Voici une nouvelle preuve que les bons concepts ne font pas les bonnes fins, ou qu'à trop vouloir entrer dans un schéma à dix épisodes quand on a tout dit en huit épisodes, on finit par perdre son âme (et le téléspectateur) en sacrifiant l'intrigue à grands coups de twist pas finauds, carrément éculés, le tout pour aboutir à une fin navrante. Oui, rappelez-vous, c'est à peu près ce que vous aviez ressenti avec l'ultime épisode de la saison 1 de True Detective, ce sentiment qu'on ne sait pas trop comment boucler la boucle et qu'on préfère quelques images choc et cradingue en guise d'explication.
Et bien c'est à peu près pareil dans Tunnel. Un tueur mystérieux, aux motivations pas claires : que cherche-t-il à dire ? est-ce un fou ? un activiste ? un groupuscule ? La police est larguée et se fait mener par le bout du nez durant des épisodes où celui que la presse appelle le Truth Terrorist arrive à ses fins sans être jamais sérieusement inquiété. Pendant ce temps, la police se perd dans des fausses pistes que le téléspectateur lambda a bien vite reniflées comme ce qu'elles sont, des leurres savamment orchestrés. Et les boulettes commencent à s'entasser : on remet une clé USB bourrée de preuves accablantes et personne ne semble s'y intéresser (alors qu'on a bien vu un mec se faire dessouder pour ces preuves). On ne reparle de ces preuves qu'au dernier épisode, comme ça lâché dans une phrase, comme si le script s'était lui aussi rendu compte qu'on a laissé un trou dans la raquette. On essaye d'arrêter un barbouze, il parvient à s'échapper, enlève un flic et manque se fait abattre par un gang marseillais (deux blaireaux avec un fusil à pompe et un sniper riffle qu'ils utilisent pour descendre un as de l'infiltration (qui s'est bêtement campé dos à une fenêtre, chapeau l'artiste), avant de débouler comme des pipes en terre cuite pour se faire cueillir comme des bleus qu'ils sont....après ça, il n'est plus question de retrouver ce mec, soupçonné d'avoir descendu un flic entre autres mais qui peut tranquillement aller à un match de rugby...
Et fin du fin,
le Truth Terrorist s'avère être un cocu qui se venge et provoque son adversaire dans une scène directement repompée de Seven où il veut démontrer une ultime vérité en se faisant abattre par un père éploré dont il vient de tuer le fils.

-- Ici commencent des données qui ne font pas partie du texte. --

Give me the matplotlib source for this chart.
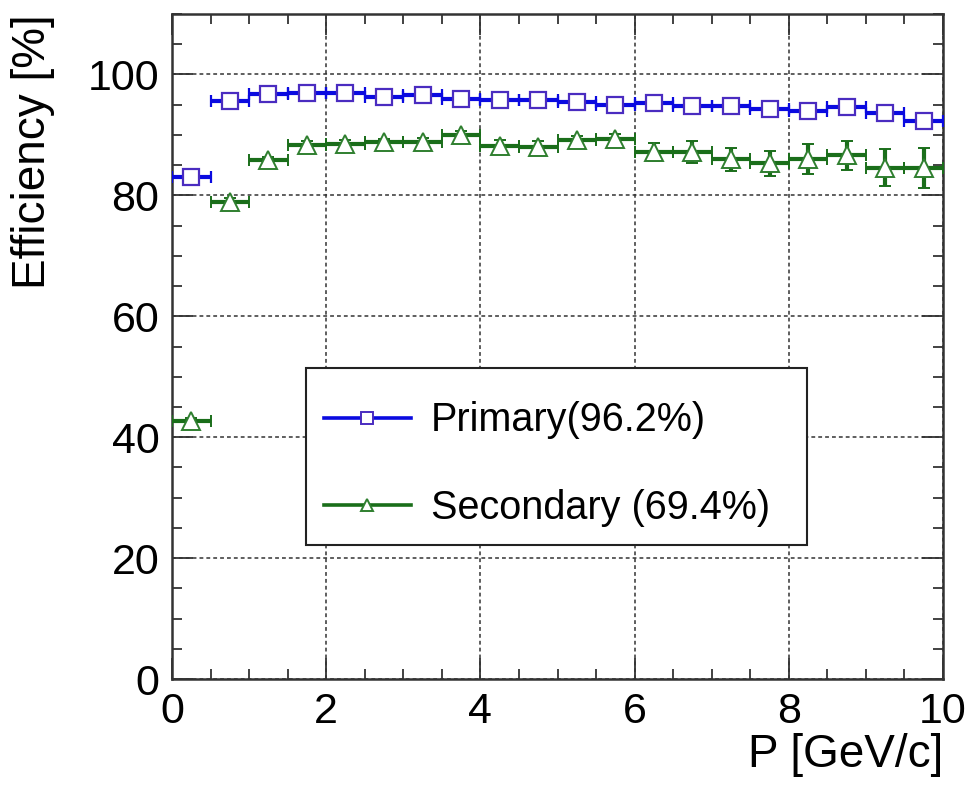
import matplotlib
matplotlib.use("Agg")
import matplotlib.pyplot as plt
from matplotlib.lines import Line2D
from matplotlib.patches import Rectangle
from matplotlib.ticker import MultipleLocator
import numpy as np

plt.rcParams['font.family'] = ['Liberation Sans', 'DejaVu Sans']

# ---- data ----
p_centers = [0.25, 0.75, 1.25, 1.75, 2.25, 2.75, 3.25, 3.75, 4.25, 4.75,
             5.25, 5.75, 6.25, 6.75, 7.25, 7.75, 8.25, 8.75, 9.25, 9.75]
bin_half_width = [0.25] * 20
primary_eff = [83.1, 95.6, 96.7, 97.0, 96.9, 96.3, 96.6, 95.9, 95.7, 95.7,
               95.4, 94.9, 95.2, 94.8, 94.8, 94.3, 94.0, 94.7, 93.7, 92.3]
primary_err = [0.5, 0.4, 0.3, 0.3, 0.3, 0.3, 0.3, 0.3, 0.3, 0.3,
               0.3, 0.4, 0.4, 0.4, 0.4, 0.5, 0.5, 0.5, 0.6, 0.7]
secondary_eff = [42.6, 78.9, 85.8, 88.4, 88.5, 88.8, 88.9, 90.0, 88.1, 88.0,
                 89.1, 89.3, 87.2, 87.2, 86.0, 85.3, 86.0, 86.6, 84.6, 84.6]
secondary_err = [0.6, 0.6, 0.6, 0.6, 0.6, 0.6, 0.6, 0.7, 1.0, 1.0,
                 0.8, 0.8, 1.5, 1.85, 1.9, 2.1, 2.5, 2.4, 3.0, 3.3]
labels = ["Primary(96.2%)", "Secondary (69.4%)"]

blue = '#0a0ae0'
blue_marker = '#4a2cc0'
green = '#1a6e1a'
green_marker = '#2f7f2f'

fig = plt.figure(figsize=(9.7, 7.87), dpi=100)
ax = fig.add_axes([0.1773, 0.1372, 0.9722 - 0.1773, 0.9822 - 0.1372])

ax.errorbar(p_centers, primary_eff, xerr=bin_half_width, yerr=primary_err,
            fmt='s', color=blue, ecolor=blue, elinewidth=3.0, capsize=4.5,
            capthick=2.6, ms=11.5, mfc='white', mec=blue_marker, mew=1.6, zorder=3)
ax.errorbar(p_centers, secondary_eff, xerr=bin_half_width, yerr=secondary_err,
            fmt='^', color=green, ecolor=green, elinewidth=3.0, capsize=4.5,
            capthick=2.6, ms=12.5, mfc='white', mec=green_marker, mew=1.4, zorder=3)

ax.set_xlim(0, 10)
ax.set_ylim(0, 110)
ax.xaxis.set_major_locator(MultipleLocator(2))
ax.xaxis.set_minor_locator(MultipleLocator(0.5))
ax.yaxis.set_major_locator(MultipleLocator(20))
ax.yaxis.set_minor_locator(MultipleLocator(5))

ax.tick_params(which='both', direction='in', top=True, right=True,
               labelsize=31, width=1.3, color='#333333')
ax.tick_params(which='major', length=15, pad=9)
ax.tick_params(which='minor', length=7)
for s in ax.spines.values():
    s.set_linewidth(1.8)
    s.set_color('#333333')

ax.grid(True, which='major', color='#333333', linestyle=(0, (2.5, 2)), linewidth=1.1)
ax.set_axisbelow(True)

ax.set_xlabel("P [GeV/c]", fontsize=33, loc='right')
ax.xaxis.set_label_coords(1.0, -0.081)
ax.xaxis.label.set_va('top')
ax.set_ylabel("Efficiency [%]", fontsize=33, loc='top')
ax.yaxis.set_label_coords(-0.152, 1.0)

# legend box (ROOT-style fixed-size pave)
ax.add_patch(Rectangle((0.174, 0.202), 0.65, 0.266, transform=ax.transAxes,
                       facecolor='white', edgecolor='#222222', linewidth=1.5,
                       zorder=4.5))

handles = [
    Line2D([], [], color=blue, lw=2.6, marker='s', ms=8, mfc='white', mec=blue_marker, mew=1.4),
    Line2D([], [], color=green, lw=2.6, marker='^', ms=8, mfc='white', mec=green_marker, mew=1.4),
]
leg = ax.legend(handles, labels, loc='lower left',
                bbox_to_anchor=(0.174, 0.202, 0.65, 0.266), mode='expand',
                fontsize=28.5, frameon=False, borderaxespad=0,
                handlelength=2.2, handletextpad=0.5, borderpad=0.45,
                labelspacing=1.25)
leg.set_zorder(5)

fig.savefig("out.png", dpi=100)
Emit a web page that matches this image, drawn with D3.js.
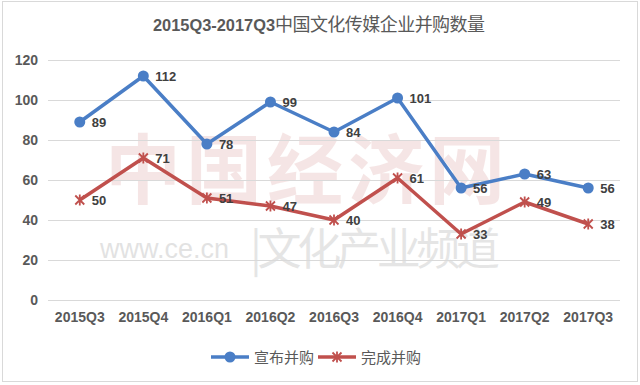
<!DOCTYPE html>
<html lang="zh">
<head>
  <meta charset="UTF-8" />
  <title>2015Q3-2017Q3中国文化传媒企业并购数量</title>
  <style>
    html, body { margin: 0; padding: 0; background: #fff; overflow: hidden; }
    svg { display: block; }
    .tick text { font-family: "Liberation Sans", Arial, sans-serif; font-weight: bold; font-size: 14px; fill: #595959; }
    .label { font-family: "Liberation Sans", Arial, sans-serif; font-weight: bold; font-size: 13px; fill: #404040; }
  </style>
  <script src="https://d3js.org/d3.v7.min.js"></script>
</head>
<body>
  <svg id="chart" width="640" height="385"></svg>
  <script>
    const categories = ["2015Q3", "2015Q4", "2016Q1", "2016Q2", "2016Q3", "2016Q4", "2017Q1", "2017Q2", "2017Q3"];
    const announced = [89, 112, 78, 99, 84, 101, 56, 63, 56];
    const completed = [50, 71, 51, 47, 40, 61, 33, 49, 38];
    const yTicks = [0, 20, 40, 60, 80, 100, 120];
    const seriesNames = ["宣布并购", "完成并购"];

    const svg = d3.select("#chart");
    const margin = { left: 48, right: 20, top: 60, bottom: 85 };
    const W = 640, H = 385;

    // outer frame
    svg.append("rect")
      .attr("x", 2.5).attr("y", 1.5).attr("width", W - 5).attr("height", H - 5)
      .attr("fill", "#fff").attr("stroke", "#d9d9d9").attr("stroke-width", 1);

    const x = d3.scaleBand().domain(categories).range([margin.left, W - margin.right]);
    const y = d3.scaleLinear().domain([0, 120]).range([H - margin.bottom, margin.top]);

    // watermark (faint, behind everything)
    const wm = svg.append("g").attr("pointer-events", "none");
    wm.append("text").attr("x", 105).attr("y", 198)
      .attr("font-family", "Noto Sans CJK SC").attr("font-weight", "bold").attr("font-size", 76)
      .attr("fill", "#c0504d").attr("opacity", 0.14).attr("textLength", 400)
      .text("中国经济网");
    wm.append("text").attr("x", 100).attr("y", 258)
      .attr("font-family", "Liberation Sans, sans-serif").attr("font-size", 27)
      .attr("fill", "#9a9a9a").attr("opacity", 0.28)
      .text("www.ce.cn");
    wm.append("text").attr("x", 250).attr("y", 265)
      .attr("font-family", "Noto Sans CJK SC").attr("font-size", 44)
      .attr("fill", "#9a9a9a").attr("opacity", 0.25).attr("textLength", 250)
      .text("|文化产业频道");

    // title
    const title = svg.append("text")
      .attr("x", 153).attr("y", 31)
      .attr("fill", "#595959");
    title.append("tspan")
      .attr("font-family", "Liberation Sans, sans-serif").attr("font-weight", "bold").attr("font-size", 16)
      .attr("textLength", 122).attr("lengthAdjust", "spacingAndGlyphs")
      .text("2015Q3-2017Q3");
    title.append("tspan")
      .attr("font-family", "Noto Sans CJK SC, sans-serif").attr("font-size", 18)
      .attr("textLength", 210)
      .text("中国文化传媒企业并购数量");

    // y axis with gridlines
    const yAxis = svg.append("g")
      .attr("transform", `translate(${margin.left},0)`)
      .call(d3.axisLeft(y).tickValues(yTicks).tickSize(-(W - margin.left - margin.right)).tickPadding(10));
    yAxis.select(".domain").remove();
    yAxis.selectAll(".tick line").attr("stroke", "#d9d9d9").attr("stroke-width", 1);

    // x axis
    const xAxis = svg.append("g")
      .attr("transform", `translate(0,${H - margin.bottom})`)
      .call(d3.axisBottom(x).tickSize(0).tickPadding(12));
    xAxis.select(".domain").remove();

    const cx = d => x(d) + x.bandwidth() / 2;
    const line = d3.line().x((d, i) => cx(categories[i])).y(d => y(d));

    const series = [
      { name: seriesNames[0], values: announced, color: "#4a7ec6", marker: "circle" },
      { name: seriesNames[1], values: completed, color: "#c0504d", marker: "star" }
    ];

    function drawMarker(g, type, color) {
      if (type === "circle") {
        g.append("circle").attr("r", 5.5).attr("fill", color);
      } else {
        const s = 4.5;
        g.append("path")
          .attr("d", `M${-s},${-s}L${s},${s}M${-s},${s}L${s},${-s}M0,${-s - 1}L0,${s + 1}`)
          .attr("stroke", color).attr("stroke-width", 1.8).attr("fill", "none");
      }
    }

    series.forEach(s => {
      svg.append("path")
        .datum(s.values)
        .attr("d", line)
        .attr("fill", "none")
        .attr("stroke", s.color)
        .attr("stroke-width", 3.5)
        .attr("stroke-linejoin", "round");

      s.values.forEach((v, i) => {
        const g = svg.append("g").attr("transform", `translate(${cx(categories[i])},${y(v)})`);
        drawMarker(g, s.marker, s.color);
        svg.append("text")
          .attr("class", "label")
          .attr("x", cx(categories[i]) + 12)
          .attr("y", y(v) + 5)
          .text(v);
      });
    });

    // legend
    const legend = svg.append("g").attr("transform", "translate(0,357)");
    const legendX = [211, 318];
    series.forEach((s, i) => {
      const lx = legendX[i];
      legend.append("line")
        .attr("x1", lx).attr("x2", lx + 38).attr("y1", 0).attr("y2", 0)
        .attr("stroke", s.color).attr("stroke-width", 3.5);
      const m = legend.append("g").attr("transform", `translate(${lx + 19},0)`);
      drawMarker(m, s.marker, s.color);
      legend.append("text")
        .attr("x", lx + 43).attr("y", 5.5)
        .attr("font-family", "Noto Sans CJK SC, sans-serif")
        .attr("font-size", 15).attr("fill", "#595959")
        .text(s.name);
    });
  </script>
</body>
</html>
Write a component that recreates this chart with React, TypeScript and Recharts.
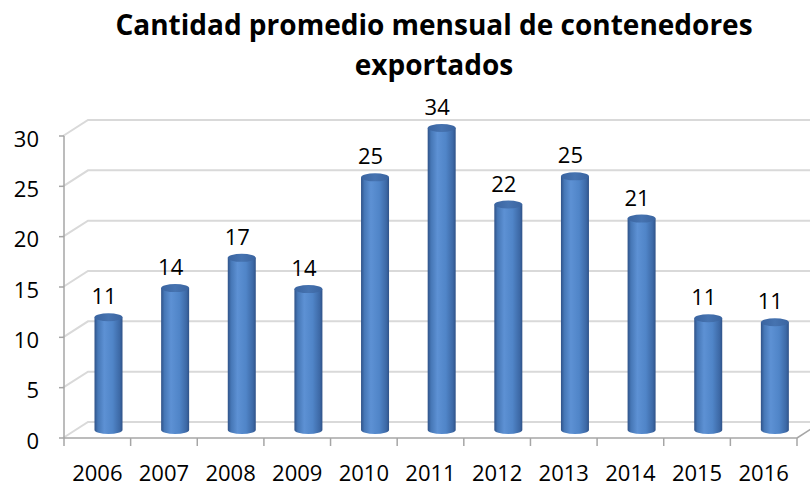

Ce dernier épisode qui accumule les clichés comme on enfile les perles, multiplie les révélations de dernière minute (pour solde de tout compte) et se termine sans vraiment boucler quoi que ce soit, c'est vraiment la goutte qui fait déborder le vase. Même si la série se laisse regarder grâce à un casting sympa et une localisation qui change de l'ordinaire parisien, ses gros défauts finissent par la plomber.
Quelques épisodes de trop, une fin explicative - justificative bidon, un positionnement international qui ne sert pas à grand chose car les différences culturelles ne sont pas du tout exploitées et les incessantes navettes en Shuttle finissent par ressembler à une grosse arnaque de placement produit.
Au final, Tunnel pêche par les mêmes côtés que Braquo : une surenchère permanente qui finit par s'essouffler faute de combustible.